JAKARTA, KOMPAS.com - Anggota Komisi A DPRD DKI Jakarta Gembong Warsono menilai eks Gubernur DKI Jakarta Anies Baswedan terbukti tidak menggunakan landasan hukum yang kuat saat menetapkan upah minimum provinsi DKI Jakarta 2022.
Saat masih menjabat Gubernur, Anies menetapkan UMP DKI Jakarta 2022 sebesar Rp 4.641.854 melalui Keputusan Gubernur (Kepgub) Nomor 1517 Tahun 2021.
Kenaikan UMP DKI sebesar 5,1 persen itu ditetapkan Anies untuk menuruti aspirasi para buruh.
Namun, Kepgub itu digugat oleh Asosiasi Pengusaha Indonesia hingga dibatalkan dua kali oleh pengadilan di tingkat pertama dan kedua.
"Persoalannya, kebijakan itu (Kepgub Nomor 1517 Tahun 2021) dikeluarkan tidak mencermati segala aspek yang berkaitan dengan rasionalisasi kenaikan UMP 2022," kata Gembong saat dihubungi melalui sambungan telepon, Rabu (16/11/2022).
Karena tak rasional, kata Gembong, Kepgub Nomor 1517 Tahun 2022 yang diteken Anies digugat hingga berujung kalah di Pengadilan Tata Usaha Negara (PTUN) serta Pengadilan Tinggi Tata Usaha Negara (PTTUN).
Menurut dia, jika landasan pembuatan aturan UMP DKI 2022 kuat, proses di pengadilan tak mungkin kalah.
"Persoalannya kan gitu. Kalau alas hukumnya kuat, pasti enggak mungkin kan dikalahkan," urai Gembong.
Selain itu, kata dia, Pemprov DKI era Anies juga tak membangun komunikasi yang lancar saat menggelar diskusi tripartit dengan unsur pengusaha dan unsur buruh.
Baca juga: Buruh Minta UMP DKI Naik 13 Persen, Pengusaha Disebut Keberatan
Seharusnya, lanjut Gembong, diskusi tripartit menjadi wadah paling baik untuk membahas nilai UMP DKI 2022.
"Saat (UMP DKI 2022) diputuskan yang pada akhirnya digugat, ada sebagian yang tidak menerima keputusan itu, ya karena alasan hukumnya tidak kuat," tuturnya.
Perjalanan panjang UMP DKI 2022
Anies saat masih menjabat gubernur dua kali menerbitkan keputusan soal UMP DKI Jakarta 2022.

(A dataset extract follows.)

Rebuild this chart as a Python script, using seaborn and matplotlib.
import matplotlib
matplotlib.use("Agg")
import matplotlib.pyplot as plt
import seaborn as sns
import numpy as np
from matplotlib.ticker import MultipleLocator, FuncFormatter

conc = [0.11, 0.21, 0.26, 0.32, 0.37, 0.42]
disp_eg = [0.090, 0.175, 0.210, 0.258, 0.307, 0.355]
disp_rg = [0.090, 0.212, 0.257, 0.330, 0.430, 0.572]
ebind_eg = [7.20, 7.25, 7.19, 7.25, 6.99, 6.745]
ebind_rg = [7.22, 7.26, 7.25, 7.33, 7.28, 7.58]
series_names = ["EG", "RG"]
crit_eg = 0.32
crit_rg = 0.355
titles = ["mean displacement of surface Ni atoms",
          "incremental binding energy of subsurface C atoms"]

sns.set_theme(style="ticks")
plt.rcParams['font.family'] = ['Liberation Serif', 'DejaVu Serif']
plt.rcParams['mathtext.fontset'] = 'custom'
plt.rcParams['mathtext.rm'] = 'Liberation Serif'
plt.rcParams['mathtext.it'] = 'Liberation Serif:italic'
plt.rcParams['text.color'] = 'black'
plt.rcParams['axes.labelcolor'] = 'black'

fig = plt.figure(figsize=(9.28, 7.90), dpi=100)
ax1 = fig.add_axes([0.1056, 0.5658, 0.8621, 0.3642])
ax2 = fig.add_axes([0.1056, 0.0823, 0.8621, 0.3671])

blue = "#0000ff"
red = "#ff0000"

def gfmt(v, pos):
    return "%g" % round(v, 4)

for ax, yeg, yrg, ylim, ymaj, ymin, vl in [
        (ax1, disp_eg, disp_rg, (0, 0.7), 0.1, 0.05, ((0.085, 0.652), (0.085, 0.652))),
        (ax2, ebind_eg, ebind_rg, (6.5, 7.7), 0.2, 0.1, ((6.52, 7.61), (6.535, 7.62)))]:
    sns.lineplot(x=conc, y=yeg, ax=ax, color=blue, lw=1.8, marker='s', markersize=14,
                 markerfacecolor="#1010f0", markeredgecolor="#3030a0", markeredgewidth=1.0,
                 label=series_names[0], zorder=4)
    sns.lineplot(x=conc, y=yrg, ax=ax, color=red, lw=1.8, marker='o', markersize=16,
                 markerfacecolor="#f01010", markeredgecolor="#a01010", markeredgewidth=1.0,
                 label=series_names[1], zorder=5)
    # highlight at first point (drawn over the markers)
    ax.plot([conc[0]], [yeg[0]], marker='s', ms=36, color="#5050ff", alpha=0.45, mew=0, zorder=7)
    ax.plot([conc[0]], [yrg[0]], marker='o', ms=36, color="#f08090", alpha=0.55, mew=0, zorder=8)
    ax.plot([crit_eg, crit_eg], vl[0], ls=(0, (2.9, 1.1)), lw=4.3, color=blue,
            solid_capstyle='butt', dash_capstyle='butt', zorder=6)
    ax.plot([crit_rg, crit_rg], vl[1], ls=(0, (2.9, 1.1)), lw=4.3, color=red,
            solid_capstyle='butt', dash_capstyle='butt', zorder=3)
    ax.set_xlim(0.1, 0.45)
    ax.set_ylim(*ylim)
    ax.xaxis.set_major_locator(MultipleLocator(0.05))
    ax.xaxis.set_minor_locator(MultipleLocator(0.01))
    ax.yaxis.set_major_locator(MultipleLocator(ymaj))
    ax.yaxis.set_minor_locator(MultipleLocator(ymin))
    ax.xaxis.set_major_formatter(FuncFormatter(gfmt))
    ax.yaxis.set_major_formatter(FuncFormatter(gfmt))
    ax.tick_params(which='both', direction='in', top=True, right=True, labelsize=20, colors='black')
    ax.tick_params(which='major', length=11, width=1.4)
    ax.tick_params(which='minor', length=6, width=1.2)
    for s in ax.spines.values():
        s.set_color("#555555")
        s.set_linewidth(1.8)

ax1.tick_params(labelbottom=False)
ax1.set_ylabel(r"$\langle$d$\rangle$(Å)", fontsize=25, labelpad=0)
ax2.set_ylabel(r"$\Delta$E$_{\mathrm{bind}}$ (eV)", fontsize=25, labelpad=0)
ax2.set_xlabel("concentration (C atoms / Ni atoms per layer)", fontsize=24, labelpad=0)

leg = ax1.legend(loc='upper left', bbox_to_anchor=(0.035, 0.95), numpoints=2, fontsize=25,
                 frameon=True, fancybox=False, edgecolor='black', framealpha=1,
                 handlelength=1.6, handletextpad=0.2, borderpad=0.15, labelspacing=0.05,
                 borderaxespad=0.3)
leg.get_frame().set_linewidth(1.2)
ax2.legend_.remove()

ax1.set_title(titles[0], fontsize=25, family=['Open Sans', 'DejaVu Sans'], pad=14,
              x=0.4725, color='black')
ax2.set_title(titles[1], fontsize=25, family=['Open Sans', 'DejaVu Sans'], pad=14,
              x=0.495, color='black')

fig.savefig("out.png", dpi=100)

Awalnya, Anies menerbitkan Kepgub Nomor 1395 Tahun 2021 yang menetapkan UMP DKI 2022 sebesar Rp 4.453.935, hanya naik hanya naik 0,85 persen atau sebesar Rp 37.749 dari tahun sebelumnya.
Massa buruh kemudian menolak kenaikan UMP tersebut dan mendesak Anies mencabut keputusannya.